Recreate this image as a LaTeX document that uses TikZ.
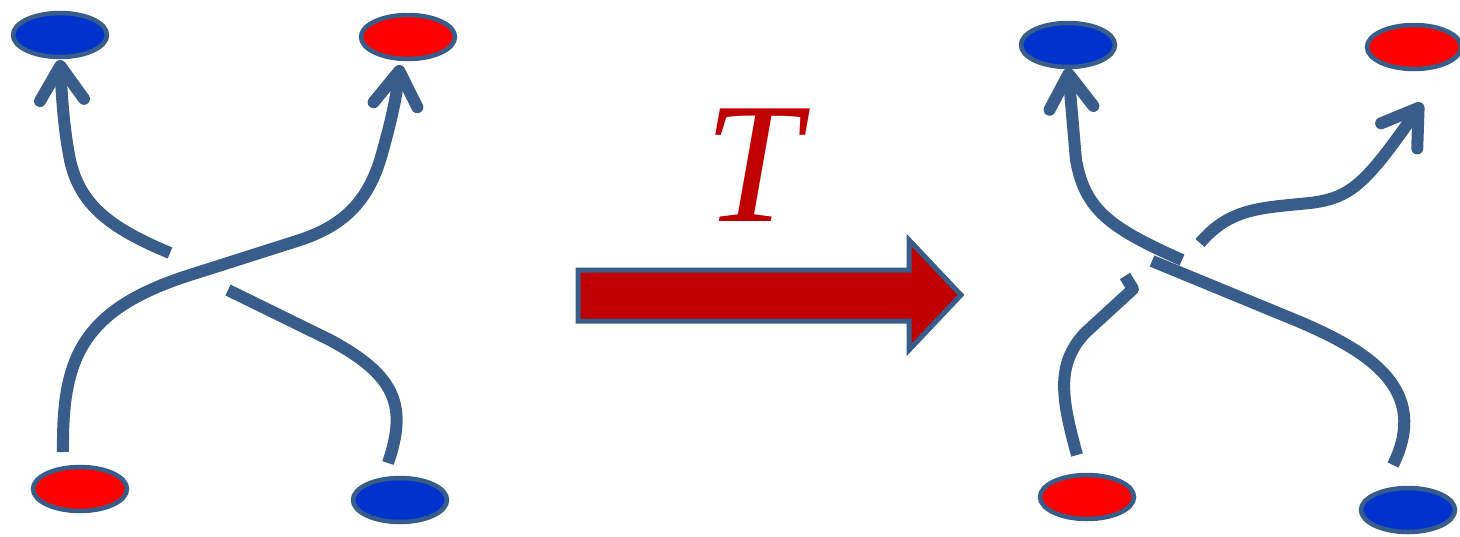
\documentclass[tikz,border=0pt]{standalone}
\usepackage{fontspec}
\setmainfont{Liberation Serif}
\usetikzlibrary{shapes.geometric,arrows.meta}
\definecolor{edgeblue}{RGB}{56,93,138}
\definecolor{dotblue}{RGB}{0,51,204}
\definecolor{dotred}{RGB}{255,0,0}
\definecolor{darkred}{RGB}{192,0,0}
\tikzset{
  dot/.style={ellipse, draw=edgeblue, line width=4.5pt, minimum width=94pt, minimum height=44pt, inner sep=0pt},
  bdot/.style={dot, fill=dotblue},
  rdot/.style={dot, fill=dotred},
  strand/.style={draw=edgeblue, line width=12pt, line cap=butt, line join=round},
  tip/.style={-{Straight Barb[length=34pt,width=44pt,round]}},
}
\begin{document}
\begin{tikzpicture}[x=1pt,y=-1pt]
\useasboundingbox (0,0) rectangle (1460,536);
% ---- left braid ----
\node[bdot] (LTB) at (60,35) {};
\node[rdot] (LTR) at (408,37) {};
\node[rdot] (LBR) at (80,489) {};
\node[bdot] (LBB) at (400,500) {};
\coordinate (a0) at (63,452);
\coordinate (a1) at (400,65);
\coordinate (b0) at (388,463);
\coordinate (b1) at (228,290);
\coordinate (b2) at (170,253);
\coordinate (b3) at (60,60);
\draw[strand,tip] (a0) .. controls (62,360) and (80,310) .. (190,275) -- (300,240) .. controls (345,225) and (370,200) .. (383,150) .. controls (390,125) and (396,100) .. (a1);
\draw[strand] (b0) .. controls (408,405) and (395,375) .. (330,340) -- (b1);
\draw[strand,tip] (b2) .. controls (110,228) and (80,205) .. (70,160) .. controls (64,130) and (62,100) .. (b3);
% ---- big arrow ----
\node[font=\fontsize{172}{172}\selectfont\itshape, text=darkred] (T) at (752,165) {T};
\draw[draw=edgeblue, fill=darkred, line width=5pt, line join=miter]
  (578,270) -- (909,270) -- (909,240) -- (961,295) -- (909,350) -- (909,321) -- (578,321) -- cycle;
\coordinate (arrowtip) at (961,295);
% ---- right braid ----
\node[bdot] (RTB) at (1068,45) {};
\node[rdot] (RTR) at (1414,47) {};
\node[rdot] (RBR) at (1087,497) {};
\node[bdot] (RBB) at (1408,510) {};
\coordinate (c0) at (1182,260);
\coordinate (c1) at (1068,68);
\coordinate (c2) at (1152,261);
\coordinate (c3) at (1393,465);
\coordinate (d0) at (1077,455);
\coordinate (d1) at (1125,276);
\coordinate (d2) at (1200,243);
\coordinate (d3) at (1422,103);
\draw[strand,tip] (c0) .. controls (1110,228) and (1085,210) .. (1076,160) -- (c1);
\draw[strand] (c2) -- (1300,322) .. controls (1370,352) and (1430,390) .. (c3);
\draw[strand] (d0) .. controls (1062,400) and (1055,365) .. (1085,333) -- (1133,289) -- (d1);
\draw[strand,tip] (d2) .. controls (1230,208) and (1260,208) .. (1310,203) .. controls (1350,198) and (1365,185) .. (d3);
\end{tikzpicture}
\end{document}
..........
◆ **Exercise prompt**
Repeat the material above verbatim. Leave the pictures behind.

◆ **Solution below**
Recreate this image as a LaTeX document that uses TikZ.
\documentclass[tikz,border=0pt]{standalone}
\usepackage{fontspec}
\setmainfont{Liberation Serif}
\usetikzlibrary{shapes.geometric,arrows.meta}
\definecolor{edgeblue}{RGB}{56,93,138}
\definecolor{dotblue}{RGB}{0,51,204}
\definecolor{dotred}{RGB}{255,0,0}
\definecolor{darkred}{RGB}{192,0,0}
\tikzset{
  dot/.style={ellipse, draw=edgeblue, line width=4.5pt, minimum width=94pt, minimum height=44pt, inner sep=0pt},
  bdot/.style={dot, fill=dotblue},
  rdot/.style={dot, fill=dotred},
  strand/.style={draw=edgeblue, line width=12pt, line cap=butt, line join=round},
  tip/.style={-{Straight Barb[length=34pt,width=44pt,round]}},
}
\begin{document}
\begin{tikzpicture}[x=1pt,y=-1pt]
\useasboundingbox (0,0) rectangle (1460,536);
% ---- left braid ----
\node[bdot] (LTB) at (60,35) {};
\node[rdot] (LTR) at (408,37) {};
\node[rdot] (LBR) at (80,489) {};
\node[bdot] (LBB) at (400,500) {};
\coordinate (a0) at (63,452);
\coordinate (a1) at (400,65);
\coordinate (b0) at (388,463);
\coordinate (b1) at (228,290);
\coordinate (b2) at (170,253);
\coordinate (b3) at (60,60);
\draw[strand,tip] (a0) .. controls (62,360) and (80,310) .. (190,275) -- (300,240) .. controls (345,225) and (370,200) .. (383,150) .. controls (390,125) and (396,100) .. (a1);
\draw[strand] (b0) .. controls (408,405) and (395,375) .. (330,340) -- (b1);
\draw[strand,tip] (b2) .. controls (110,228) and (80,205) .. (70,160) .. controls (64,130) and (62,100) .. (b3);
% ---- big arrow ----
\node[font=\fontsize{172}{172}\selectfont\itshape, text=darkred] (T) at (752,165) {T};
\draw[draw=edgeblue, fill=darkred, line width=5pt, line join=miter]
  (578,270) -- (909,270) -- (909,240) -- (961,295) -- (909,350) -- (909,321) -- (578,321) -- cycle;
\coordinate (arrowtip) at (961,295);
% ---- right braid ----
\node[bdot] (RTB) at (1068,45) {};
\node[rdot] (RTR) at (1414,47) {};
\node[rdot] (RBR) at (1087,497) {};
\node[bdot] (RBB) at (1408,510) {};
\coordinate (c0) at (1182,260);
\coordinate (c1) at (1068,68);
\coordinate (c2) at (1152,261);
\coordinate (c3) at (1393,465);
\coordinate (d0) at (1077,455);
\coordinate (d1) at (1125,276);
\coordinate (d2) at (1200,243);
\coordinate (d3) at (1422,103);
\draw[strand,tip] (c0) .. controls (1110,228) and (1085,210) .. (1076,160) -- (c1);
\draw[strand] (c2) -- (1300,322) .. controls (1370,352) and (1430,390) .. (c3);
\draw[strand] (d0) .. controls (1062,400) and (1055,365) .. (1085,333) -- (1133,289) -- (d1);
\draw[strand,tip] (d2) .. controls (1230,208) and (1260,208) .. (1310,203) .. controls (1350,198) and (1365,185) .. (d3);
\end{tikzpicture}
\end{document}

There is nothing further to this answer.